Beck is a talented classical pianist and his entire life is filled with practice and competitions and piano music. The other thing that Beck's life is filled with is pain. Pain inflicted by his mother, who beats him when he doesn't play, and beats him even worse when he makes a mistake while playing. Beck's life revolves around the piano and he hates it. He hates the practice and the competitions and his mother's bitter anger, the way that she forces him to be the great pianist she once was. The only time Beck doesn't hate the piano is when he is composing his own music, something his mother won't allow.

The only thing about his life that Beck doesn't hate is his little sister, Joey, a ball of light, snark, and glittery rain boots, who above all else he has to protect from the piano. Then he meets August. August is full of life and energy and, unlike Beck, she doesn't seem to hate anything. Strangest of all she wants to be Beck's friend. Beck tries his hardest to persuade August that they can't be friends but she won't give up, and, despite Beck's best efforts, she starts to persuade him not to give up either. That makes one more person Beck doesn't hate.

The root of the story lies in the conflicts of Beck's life. Beck hates playing the piano but at times, especially when he is composing his own music, that hatred blurs into passion. Beck knows that to stand up to his mother will only result in stricter punishment, but he wants to be able to stand up to her anyway. Beck doesn't want August to know the truth about his home life but, against his better judgement, he does want to be her friend. In the end Beck has many decisions to make, and none of them are easy.

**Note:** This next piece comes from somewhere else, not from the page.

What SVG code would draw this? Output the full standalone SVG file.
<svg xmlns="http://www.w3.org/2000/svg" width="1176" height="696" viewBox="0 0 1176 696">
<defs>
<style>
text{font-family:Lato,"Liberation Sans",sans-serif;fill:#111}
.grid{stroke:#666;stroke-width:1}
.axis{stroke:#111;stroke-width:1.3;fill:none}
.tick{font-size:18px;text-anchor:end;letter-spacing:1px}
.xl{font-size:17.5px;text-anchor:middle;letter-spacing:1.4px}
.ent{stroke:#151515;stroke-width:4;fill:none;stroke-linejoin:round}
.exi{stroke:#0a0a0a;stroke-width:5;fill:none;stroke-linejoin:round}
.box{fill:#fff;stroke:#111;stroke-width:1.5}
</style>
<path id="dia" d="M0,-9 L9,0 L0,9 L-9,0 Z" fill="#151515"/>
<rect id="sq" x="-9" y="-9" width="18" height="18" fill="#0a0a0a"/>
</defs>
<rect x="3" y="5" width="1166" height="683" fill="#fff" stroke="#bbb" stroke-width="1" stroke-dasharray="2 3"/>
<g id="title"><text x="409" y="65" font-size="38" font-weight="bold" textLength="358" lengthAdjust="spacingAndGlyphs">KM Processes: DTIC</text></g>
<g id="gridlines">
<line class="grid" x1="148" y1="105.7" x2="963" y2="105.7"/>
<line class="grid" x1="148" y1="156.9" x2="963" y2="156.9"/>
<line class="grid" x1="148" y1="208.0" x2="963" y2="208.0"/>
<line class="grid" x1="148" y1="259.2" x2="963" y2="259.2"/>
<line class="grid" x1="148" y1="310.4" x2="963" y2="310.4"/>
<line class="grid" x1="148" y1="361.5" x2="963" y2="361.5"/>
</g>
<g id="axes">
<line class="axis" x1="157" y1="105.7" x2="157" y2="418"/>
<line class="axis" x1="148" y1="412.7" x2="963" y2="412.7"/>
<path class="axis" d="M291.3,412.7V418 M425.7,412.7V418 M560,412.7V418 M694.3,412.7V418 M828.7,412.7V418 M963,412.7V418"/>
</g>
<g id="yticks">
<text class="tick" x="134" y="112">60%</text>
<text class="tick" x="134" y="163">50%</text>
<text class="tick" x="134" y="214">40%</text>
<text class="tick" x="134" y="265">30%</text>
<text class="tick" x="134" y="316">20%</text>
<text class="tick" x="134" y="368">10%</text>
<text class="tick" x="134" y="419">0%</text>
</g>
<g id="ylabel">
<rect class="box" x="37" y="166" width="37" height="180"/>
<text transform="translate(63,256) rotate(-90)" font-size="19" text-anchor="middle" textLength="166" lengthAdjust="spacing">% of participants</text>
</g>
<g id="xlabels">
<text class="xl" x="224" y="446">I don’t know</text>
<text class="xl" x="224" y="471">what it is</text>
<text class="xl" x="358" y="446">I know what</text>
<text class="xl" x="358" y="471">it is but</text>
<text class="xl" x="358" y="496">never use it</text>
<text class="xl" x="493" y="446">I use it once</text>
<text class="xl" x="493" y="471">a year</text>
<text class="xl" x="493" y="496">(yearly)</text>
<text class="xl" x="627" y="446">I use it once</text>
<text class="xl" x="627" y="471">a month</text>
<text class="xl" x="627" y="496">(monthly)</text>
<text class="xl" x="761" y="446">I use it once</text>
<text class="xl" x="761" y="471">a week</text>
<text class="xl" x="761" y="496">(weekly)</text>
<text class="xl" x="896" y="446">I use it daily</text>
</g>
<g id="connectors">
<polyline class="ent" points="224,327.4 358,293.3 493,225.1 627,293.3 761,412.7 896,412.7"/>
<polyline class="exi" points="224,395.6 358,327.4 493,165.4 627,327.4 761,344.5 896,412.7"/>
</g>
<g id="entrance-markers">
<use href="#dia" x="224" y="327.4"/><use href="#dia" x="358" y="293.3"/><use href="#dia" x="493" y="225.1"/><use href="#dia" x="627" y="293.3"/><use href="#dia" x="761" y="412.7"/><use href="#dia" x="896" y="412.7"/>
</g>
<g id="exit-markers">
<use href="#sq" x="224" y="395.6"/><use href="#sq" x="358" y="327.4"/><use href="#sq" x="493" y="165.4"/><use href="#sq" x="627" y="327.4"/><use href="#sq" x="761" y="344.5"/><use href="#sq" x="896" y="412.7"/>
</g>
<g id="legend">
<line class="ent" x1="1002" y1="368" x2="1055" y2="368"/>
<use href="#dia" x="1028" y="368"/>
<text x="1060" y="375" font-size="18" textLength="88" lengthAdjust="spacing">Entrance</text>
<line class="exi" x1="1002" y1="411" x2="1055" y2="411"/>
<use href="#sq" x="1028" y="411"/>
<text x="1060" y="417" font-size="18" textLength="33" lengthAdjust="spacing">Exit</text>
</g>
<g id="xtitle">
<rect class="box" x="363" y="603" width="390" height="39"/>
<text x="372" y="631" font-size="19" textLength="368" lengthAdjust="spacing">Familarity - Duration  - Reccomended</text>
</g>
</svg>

Despite his dark humour and stubborn will to push August away, Beck is an easy character to warm to, and that just makes his story all the more heartbreaking to read.

A Thousand Perfect Notes is a story of love, pain, and perseverance, about a boy trapped in a horrible situation, who doesn't want to be saved. Beck's story is painful and hard but, thanks to Joey and August, it also has laughter and hope. Using her own unique voice, C.G. Drews fills these characters with humour and light, a necessary balance from the darker subject matter. The passages describing the frantic fury of Beck's piano playing are particularly absorbing and viscerally emotive and the descriptions of Beck's Australian home give the book a grounding sense of place. This story will make you cry, it will make you smile, and above all it will make you feel. That may be a cheesy thing to say but this is anything but a cheesy book.